MLOps Engineer - AWS, ML Infrastructure - Advertising Services market
5+ years
Long-term (40h)
Advertising Services
Full Remote
AWS
ML Infrastructure
Python
Terraform
CI/CD
Docker
Requirements
Must-haves
- 5+ years of DevOps, MLOps, or Cloud Infrastructure Engineering experience
- Experience with AWS services (CDK, Lambda, EC2, S3, SageMaker, CloudWatch)
- Proficiency with Infrastructure as Code (IaC) tools (Terraform, CloudFormation)
- Strong experience with Python for scripting and automation
- Proficiency with containerization using Docker
- Experience building and maintaining CI/CD pipelines for ML workflows
- Deep knowledge of ML model lifecycle management, including deployment, monitoring, and retraining
- Based in Brazil, Argentina, Paraguay, Colombia, or Mexico
- Strong communication skills in both spoken and written English
Nice-to-haves
- Startup experience
- AWS Certifications (e.g. DevOps Engineer, Solutions Architect, Machine Learning Specialty)

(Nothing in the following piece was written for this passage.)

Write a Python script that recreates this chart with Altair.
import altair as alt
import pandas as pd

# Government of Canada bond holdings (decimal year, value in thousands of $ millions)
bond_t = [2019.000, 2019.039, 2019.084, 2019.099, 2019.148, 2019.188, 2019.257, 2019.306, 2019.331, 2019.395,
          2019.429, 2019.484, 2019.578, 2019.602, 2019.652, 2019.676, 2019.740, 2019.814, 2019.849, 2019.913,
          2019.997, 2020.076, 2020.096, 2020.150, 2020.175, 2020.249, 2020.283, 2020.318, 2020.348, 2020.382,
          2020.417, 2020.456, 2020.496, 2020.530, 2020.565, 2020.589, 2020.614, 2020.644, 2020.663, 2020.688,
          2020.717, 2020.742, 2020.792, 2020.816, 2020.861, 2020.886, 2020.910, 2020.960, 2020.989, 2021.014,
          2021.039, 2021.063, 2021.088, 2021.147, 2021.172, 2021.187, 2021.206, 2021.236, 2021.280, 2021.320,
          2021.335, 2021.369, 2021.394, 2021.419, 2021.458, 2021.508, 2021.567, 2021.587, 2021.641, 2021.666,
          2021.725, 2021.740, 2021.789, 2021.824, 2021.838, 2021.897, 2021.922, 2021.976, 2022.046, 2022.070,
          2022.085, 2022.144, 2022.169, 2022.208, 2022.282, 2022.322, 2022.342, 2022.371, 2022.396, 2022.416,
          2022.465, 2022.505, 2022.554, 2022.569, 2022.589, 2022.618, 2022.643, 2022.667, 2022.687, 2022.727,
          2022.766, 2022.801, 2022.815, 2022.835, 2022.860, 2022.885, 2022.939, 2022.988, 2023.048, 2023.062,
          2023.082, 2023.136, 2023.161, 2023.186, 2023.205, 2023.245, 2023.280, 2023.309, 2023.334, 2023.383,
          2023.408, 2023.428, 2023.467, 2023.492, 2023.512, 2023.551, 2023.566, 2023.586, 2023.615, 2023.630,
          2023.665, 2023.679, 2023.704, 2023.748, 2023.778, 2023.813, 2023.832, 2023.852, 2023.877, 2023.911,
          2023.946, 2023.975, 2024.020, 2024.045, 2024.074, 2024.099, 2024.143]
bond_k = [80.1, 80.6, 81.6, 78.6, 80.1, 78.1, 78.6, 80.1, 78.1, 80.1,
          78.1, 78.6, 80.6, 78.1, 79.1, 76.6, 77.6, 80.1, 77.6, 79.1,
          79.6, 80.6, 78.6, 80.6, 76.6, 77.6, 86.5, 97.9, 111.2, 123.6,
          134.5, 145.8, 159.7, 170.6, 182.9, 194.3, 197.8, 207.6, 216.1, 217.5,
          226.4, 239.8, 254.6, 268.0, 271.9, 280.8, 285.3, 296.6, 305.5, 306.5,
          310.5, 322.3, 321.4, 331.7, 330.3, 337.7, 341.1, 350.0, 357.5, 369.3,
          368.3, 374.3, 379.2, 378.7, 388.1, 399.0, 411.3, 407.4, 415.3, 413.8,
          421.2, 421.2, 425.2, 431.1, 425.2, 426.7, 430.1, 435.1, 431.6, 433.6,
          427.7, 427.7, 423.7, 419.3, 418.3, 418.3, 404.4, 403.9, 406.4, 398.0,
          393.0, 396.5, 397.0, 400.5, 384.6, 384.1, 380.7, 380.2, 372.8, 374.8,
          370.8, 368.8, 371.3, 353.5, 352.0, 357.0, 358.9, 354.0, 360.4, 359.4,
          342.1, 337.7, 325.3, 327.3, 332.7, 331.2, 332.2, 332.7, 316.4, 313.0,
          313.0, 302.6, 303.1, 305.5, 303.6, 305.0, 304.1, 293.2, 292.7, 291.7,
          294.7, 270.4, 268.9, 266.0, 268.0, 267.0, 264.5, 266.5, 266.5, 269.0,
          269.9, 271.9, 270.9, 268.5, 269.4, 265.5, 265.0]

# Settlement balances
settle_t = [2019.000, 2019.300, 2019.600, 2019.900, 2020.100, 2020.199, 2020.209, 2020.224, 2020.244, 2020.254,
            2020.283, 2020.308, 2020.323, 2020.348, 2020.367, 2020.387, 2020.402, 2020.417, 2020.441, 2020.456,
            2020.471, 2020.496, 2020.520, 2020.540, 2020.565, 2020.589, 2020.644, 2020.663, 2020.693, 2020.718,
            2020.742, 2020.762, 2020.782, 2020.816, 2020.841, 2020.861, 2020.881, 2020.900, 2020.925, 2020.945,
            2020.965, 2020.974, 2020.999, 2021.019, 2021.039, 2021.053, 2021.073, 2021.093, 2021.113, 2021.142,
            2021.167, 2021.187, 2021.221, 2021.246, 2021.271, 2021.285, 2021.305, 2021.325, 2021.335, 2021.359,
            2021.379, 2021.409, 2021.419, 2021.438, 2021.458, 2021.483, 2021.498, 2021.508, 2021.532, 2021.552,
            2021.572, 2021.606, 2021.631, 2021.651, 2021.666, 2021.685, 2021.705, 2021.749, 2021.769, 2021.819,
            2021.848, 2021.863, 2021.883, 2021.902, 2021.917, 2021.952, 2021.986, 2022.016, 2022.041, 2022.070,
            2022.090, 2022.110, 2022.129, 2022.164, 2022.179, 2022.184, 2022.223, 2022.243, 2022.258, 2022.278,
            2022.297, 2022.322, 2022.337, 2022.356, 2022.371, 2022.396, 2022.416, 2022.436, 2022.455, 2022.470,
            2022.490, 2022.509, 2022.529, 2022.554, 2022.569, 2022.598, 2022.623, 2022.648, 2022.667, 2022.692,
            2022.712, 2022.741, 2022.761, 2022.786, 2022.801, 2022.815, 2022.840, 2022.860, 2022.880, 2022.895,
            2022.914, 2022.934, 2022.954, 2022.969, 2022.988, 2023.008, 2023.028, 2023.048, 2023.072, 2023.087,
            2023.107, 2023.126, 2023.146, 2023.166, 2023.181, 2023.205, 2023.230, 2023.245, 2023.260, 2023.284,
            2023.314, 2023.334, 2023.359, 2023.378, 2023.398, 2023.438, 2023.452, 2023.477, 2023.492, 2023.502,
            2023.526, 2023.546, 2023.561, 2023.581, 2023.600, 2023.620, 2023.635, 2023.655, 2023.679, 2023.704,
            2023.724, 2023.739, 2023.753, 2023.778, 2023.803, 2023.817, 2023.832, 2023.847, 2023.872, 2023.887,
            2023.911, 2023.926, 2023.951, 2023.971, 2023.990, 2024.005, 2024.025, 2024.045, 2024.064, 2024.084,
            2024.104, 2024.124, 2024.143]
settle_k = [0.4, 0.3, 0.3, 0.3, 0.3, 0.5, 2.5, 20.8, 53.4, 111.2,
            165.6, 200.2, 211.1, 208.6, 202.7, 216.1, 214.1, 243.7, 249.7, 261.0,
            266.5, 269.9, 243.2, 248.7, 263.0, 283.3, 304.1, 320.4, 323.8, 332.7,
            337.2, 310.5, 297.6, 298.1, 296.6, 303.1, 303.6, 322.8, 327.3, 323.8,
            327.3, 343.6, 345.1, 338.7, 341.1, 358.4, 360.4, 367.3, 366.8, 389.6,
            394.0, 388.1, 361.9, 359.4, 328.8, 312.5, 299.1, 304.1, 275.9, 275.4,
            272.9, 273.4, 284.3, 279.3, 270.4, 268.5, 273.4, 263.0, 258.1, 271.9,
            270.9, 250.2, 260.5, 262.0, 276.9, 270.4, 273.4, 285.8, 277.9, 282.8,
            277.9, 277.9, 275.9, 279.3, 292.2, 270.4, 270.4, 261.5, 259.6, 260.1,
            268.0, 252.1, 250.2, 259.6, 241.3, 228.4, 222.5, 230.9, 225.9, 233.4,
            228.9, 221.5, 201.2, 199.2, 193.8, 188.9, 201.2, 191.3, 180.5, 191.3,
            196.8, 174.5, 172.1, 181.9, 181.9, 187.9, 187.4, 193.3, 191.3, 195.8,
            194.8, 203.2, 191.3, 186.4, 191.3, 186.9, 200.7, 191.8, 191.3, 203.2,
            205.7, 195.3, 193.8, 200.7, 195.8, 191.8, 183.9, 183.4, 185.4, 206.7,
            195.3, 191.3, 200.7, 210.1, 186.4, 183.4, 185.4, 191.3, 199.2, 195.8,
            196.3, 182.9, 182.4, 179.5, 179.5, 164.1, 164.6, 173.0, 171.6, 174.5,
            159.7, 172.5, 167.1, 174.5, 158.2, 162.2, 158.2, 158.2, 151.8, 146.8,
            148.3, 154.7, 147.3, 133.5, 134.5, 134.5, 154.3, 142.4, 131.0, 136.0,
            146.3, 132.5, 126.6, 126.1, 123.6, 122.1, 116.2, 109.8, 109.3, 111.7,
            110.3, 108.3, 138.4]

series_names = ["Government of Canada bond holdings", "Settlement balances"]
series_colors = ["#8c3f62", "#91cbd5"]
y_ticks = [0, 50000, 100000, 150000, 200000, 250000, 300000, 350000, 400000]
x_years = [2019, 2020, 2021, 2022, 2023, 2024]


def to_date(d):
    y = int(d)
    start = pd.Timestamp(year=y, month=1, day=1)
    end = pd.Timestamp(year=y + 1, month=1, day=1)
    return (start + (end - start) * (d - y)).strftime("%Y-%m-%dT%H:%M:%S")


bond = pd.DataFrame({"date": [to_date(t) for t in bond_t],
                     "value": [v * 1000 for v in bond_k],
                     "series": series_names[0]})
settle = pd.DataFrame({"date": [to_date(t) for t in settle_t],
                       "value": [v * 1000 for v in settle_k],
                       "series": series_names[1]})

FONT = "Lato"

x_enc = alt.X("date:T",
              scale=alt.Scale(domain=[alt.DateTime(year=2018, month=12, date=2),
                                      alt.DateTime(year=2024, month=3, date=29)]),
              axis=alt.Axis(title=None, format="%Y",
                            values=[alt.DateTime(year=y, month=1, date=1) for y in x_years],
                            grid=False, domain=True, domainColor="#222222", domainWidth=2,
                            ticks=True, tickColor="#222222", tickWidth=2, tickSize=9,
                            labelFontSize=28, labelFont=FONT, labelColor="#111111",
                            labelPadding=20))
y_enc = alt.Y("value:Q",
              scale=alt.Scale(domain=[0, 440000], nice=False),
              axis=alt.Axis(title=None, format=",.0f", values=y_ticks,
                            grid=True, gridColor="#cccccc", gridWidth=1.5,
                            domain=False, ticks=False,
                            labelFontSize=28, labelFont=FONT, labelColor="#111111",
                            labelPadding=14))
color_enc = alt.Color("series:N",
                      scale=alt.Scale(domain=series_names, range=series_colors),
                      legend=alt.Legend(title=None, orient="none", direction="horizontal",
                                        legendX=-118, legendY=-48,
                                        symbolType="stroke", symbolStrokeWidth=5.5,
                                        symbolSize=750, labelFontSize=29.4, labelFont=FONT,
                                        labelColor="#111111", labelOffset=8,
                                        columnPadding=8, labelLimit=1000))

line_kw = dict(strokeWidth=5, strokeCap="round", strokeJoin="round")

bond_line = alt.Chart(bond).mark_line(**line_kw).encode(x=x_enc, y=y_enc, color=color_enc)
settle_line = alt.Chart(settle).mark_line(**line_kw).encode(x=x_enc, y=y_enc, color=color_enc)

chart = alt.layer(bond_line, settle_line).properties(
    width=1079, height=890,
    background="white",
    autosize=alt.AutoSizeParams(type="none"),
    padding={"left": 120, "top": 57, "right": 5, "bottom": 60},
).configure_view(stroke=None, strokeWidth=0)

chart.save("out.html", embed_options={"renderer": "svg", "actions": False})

- Background in software engineering or ML/AI infrastructure
- Bachelor’s Degree in Computer Engineering, Computer Science, or equivalent
What you will work on
ML Infrastructure Architecture & Automation
- Design, provision, and manage AWS infrastructure for ML workloads using AWS CDK and CloudFormation
- Architect secure, scalable, and cost-efficient ML environments for experimentation, training, and inference
- Implement cloud-native services (e.g. EC2, ECS, Lambda, S3, RDS, SageMaker, Bedrock, Step Functions)

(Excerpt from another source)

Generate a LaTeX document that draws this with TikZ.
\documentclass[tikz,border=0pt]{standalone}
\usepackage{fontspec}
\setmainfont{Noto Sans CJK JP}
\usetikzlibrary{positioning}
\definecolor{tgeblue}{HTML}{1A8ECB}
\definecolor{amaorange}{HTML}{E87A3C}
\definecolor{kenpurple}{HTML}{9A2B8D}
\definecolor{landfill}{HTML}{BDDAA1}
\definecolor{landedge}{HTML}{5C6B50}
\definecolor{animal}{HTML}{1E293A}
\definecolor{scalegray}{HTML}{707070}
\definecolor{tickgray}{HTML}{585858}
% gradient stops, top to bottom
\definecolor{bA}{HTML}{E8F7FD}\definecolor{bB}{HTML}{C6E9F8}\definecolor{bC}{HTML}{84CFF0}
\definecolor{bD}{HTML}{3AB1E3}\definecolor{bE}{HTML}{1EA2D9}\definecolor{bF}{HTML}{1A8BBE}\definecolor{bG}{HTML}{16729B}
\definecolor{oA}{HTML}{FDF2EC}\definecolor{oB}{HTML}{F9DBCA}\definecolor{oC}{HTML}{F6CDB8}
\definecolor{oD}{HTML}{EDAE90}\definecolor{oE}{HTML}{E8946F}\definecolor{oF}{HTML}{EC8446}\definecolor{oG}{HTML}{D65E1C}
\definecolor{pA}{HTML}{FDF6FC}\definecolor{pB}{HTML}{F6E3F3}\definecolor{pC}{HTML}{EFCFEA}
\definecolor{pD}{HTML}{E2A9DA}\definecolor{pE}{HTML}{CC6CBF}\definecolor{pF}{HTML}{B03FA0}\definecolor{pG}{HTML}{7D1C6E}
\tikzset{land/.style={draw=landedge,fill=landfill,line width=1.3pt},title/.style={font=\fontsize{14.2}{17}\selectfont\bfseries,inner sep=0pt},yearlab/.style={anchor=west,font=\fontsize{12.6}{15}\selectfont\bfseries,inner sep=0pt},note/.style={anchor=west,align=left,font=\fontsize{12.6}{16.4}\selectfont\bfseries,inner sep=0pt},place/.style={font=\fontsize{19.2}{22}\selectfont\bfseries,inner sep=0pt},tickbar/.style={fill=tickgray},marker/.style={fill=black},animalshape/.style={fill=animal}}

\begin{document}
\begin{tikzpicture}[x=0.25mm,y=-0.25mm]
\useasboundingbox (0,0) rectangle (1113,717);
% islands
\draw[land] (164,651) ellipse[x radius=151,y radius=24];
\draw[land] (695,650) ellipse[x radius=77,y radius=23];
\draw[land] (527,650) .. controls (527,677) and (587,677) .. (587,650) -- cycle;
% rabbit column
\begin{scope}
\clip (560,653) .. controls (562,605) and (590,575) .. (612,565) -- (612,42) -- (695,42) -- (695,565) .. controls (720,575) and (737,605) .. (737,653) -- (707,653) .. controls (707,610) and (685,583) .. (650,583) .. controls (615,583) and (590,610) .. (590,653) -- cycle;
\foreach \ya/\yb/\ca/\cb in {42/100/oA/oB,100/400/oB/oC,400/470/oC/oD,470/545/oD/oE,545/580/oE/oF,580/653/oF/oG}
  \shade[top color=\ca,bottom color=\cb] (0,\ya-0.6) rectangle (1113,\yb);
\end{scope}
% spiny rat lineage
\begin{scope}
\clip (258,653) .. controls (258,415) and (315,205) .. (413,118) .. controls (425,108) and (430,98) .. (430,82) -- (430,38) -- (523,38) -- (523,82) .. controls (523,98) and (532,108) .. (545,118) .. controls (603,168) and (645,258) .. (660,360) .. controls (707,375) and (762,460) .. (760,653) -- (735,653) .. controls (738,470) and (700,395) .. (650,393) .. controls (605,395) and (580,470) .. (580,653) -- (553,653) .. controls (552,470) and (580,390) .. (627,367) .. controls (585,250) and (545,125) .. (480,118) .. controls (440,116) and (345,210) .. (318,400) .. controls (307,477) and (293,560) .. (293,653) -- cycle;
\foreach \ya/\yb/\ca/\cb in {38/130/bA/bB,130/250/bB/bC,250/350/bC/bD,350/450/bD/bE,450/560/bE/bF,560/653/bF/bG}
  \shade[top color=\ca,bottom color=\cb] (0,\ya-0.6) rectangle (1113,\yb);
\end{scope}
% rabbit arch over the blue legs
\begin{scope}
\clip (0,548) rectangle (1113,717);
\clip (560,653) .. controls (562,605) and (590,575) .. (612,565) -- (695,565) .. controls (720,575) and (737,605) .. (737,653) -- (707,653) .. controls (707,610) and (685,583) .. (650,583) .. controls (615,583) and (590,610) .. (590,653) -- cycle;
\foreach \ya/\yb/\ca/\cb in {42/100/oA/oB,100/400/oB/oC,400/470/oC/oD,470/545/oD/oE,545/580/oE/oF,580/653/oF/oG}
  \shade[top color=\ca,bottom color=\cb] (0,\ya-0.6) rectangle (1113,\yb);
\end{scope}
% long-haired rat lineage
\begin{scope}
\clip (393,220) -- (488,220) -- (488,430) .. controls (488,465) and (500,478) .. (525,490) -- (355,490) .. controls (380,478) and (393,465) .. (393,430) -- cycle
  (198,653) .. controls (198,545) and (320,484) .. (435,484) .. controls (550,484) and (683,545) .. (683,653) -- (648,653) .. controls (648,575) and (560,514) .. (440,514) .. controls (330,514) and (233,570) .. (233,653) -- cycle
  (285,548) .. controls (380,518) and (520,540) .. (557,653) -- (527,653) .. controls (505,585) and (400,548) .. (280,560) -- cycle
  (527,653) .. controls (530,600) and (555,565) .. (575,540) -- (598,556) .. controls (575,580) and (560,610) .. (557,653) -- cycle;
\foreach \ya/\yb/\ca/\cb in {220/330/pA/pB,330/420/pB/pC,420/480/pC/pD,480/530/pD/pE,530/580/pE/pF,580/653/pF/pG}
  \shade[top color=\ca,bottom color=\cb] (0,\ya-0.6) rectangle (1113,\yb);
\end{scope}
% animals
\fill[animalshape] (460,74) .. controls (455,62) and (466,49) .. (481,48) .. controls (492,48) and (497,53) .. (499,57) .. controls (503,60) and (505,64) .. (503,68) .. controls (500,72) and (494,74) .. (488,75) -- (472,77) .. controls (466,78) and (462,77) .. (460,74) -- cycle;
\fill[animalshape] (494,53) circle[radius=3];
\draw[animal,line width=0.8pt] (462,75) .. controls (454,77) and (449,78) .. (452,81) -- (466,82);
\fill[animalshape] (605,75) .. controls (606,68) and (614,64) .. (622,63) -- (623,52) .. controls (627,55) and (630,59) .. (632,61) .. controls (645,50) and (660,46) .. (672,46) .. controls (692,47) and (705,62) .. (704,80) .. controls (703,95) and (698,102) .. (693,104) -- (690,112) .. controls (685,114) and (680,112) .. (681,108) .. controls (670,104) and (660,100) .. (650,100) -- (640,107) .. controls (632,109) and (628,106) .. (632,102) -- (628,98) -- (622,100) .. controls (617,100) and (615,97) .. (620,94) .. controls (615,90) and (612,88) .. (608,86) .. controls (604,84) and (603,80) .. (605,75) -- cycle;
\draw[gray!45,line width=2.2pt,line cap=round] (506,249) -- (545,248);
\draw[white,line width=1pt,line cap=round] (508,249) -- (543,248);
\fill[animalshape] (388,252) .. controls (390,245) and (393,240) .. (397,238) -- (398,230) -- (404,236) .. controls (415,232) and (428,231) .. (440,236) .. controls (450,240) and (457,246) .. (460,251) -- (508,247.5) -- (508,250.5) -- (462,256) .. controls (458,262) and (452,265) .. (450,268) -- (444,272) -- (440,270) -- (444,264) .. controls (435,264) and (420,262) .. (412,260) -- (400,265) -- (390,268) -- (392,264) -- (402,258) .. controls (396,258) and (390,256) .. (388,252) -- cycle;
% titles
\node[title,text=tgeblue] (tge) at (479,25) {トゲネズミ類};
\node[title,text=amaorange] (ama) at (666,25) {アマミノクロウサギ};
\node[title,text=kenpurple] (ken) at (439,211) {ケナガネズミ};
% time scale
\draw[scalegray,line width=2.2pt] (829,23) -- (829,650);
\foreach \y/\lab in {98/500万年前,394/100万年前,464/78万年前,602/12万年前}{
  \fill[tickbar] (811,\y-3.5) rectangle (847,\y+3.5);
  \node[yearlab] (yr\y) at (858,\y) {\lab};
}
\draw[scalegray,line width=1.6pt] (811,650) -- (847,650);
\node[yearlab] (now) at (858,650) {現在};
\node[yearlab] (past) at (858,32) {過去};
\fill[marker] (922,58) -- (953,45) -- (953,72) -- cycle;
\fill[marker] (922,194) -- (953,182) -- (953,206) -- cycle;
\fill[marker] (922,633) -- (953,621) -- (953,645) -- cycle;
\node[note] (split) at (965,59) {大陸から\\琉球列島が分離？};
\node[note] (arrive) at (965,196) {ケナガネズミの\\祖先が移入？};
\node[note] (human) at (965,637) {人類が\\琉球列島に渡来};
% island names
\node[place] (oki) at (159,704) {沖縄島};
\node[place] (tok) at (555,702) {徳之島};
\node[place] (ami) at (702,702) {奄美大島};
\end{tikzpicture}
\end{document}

- Apply best practices for security, compliance, and disaster recovery in ML infrastructure
Model Deployment & CI/CD
- Design and maintain CI/CD pipelines for training, deployment, and retraining of models using CodePipeline, CodeBuild, GitHub Actions, or similar
- Automate testing, versioning, and rollback strategies for applications and ML models
- Build and manage Docker containers for microservices and ML applications
MLOps Enablement
- Collaborate with ML engineers to deploy, monitor, and maintain models in SageMaker
- Develop end-to-end pipelines for data preprocessing, feature engineering, training, inference, and retraining
- Integrate model monitoring, drift detection, and automated retraining triggers
Monitoring, Observability & Performance
- Implement observability frameworks for ML workloads using CloudWatch, DataDog, and other tools
- Track inference latency, accuracy, and resource usage to optimize performance
- Troubleshoot production ML systems and lead incident resolution
Collaboration & Documentation
- Partner with software, ML, and data teams to promote MLOps best practices
- Maintain clear documentation for infrastructure, deployments, and operational processes
- Contribute to code reviews and architectural discussions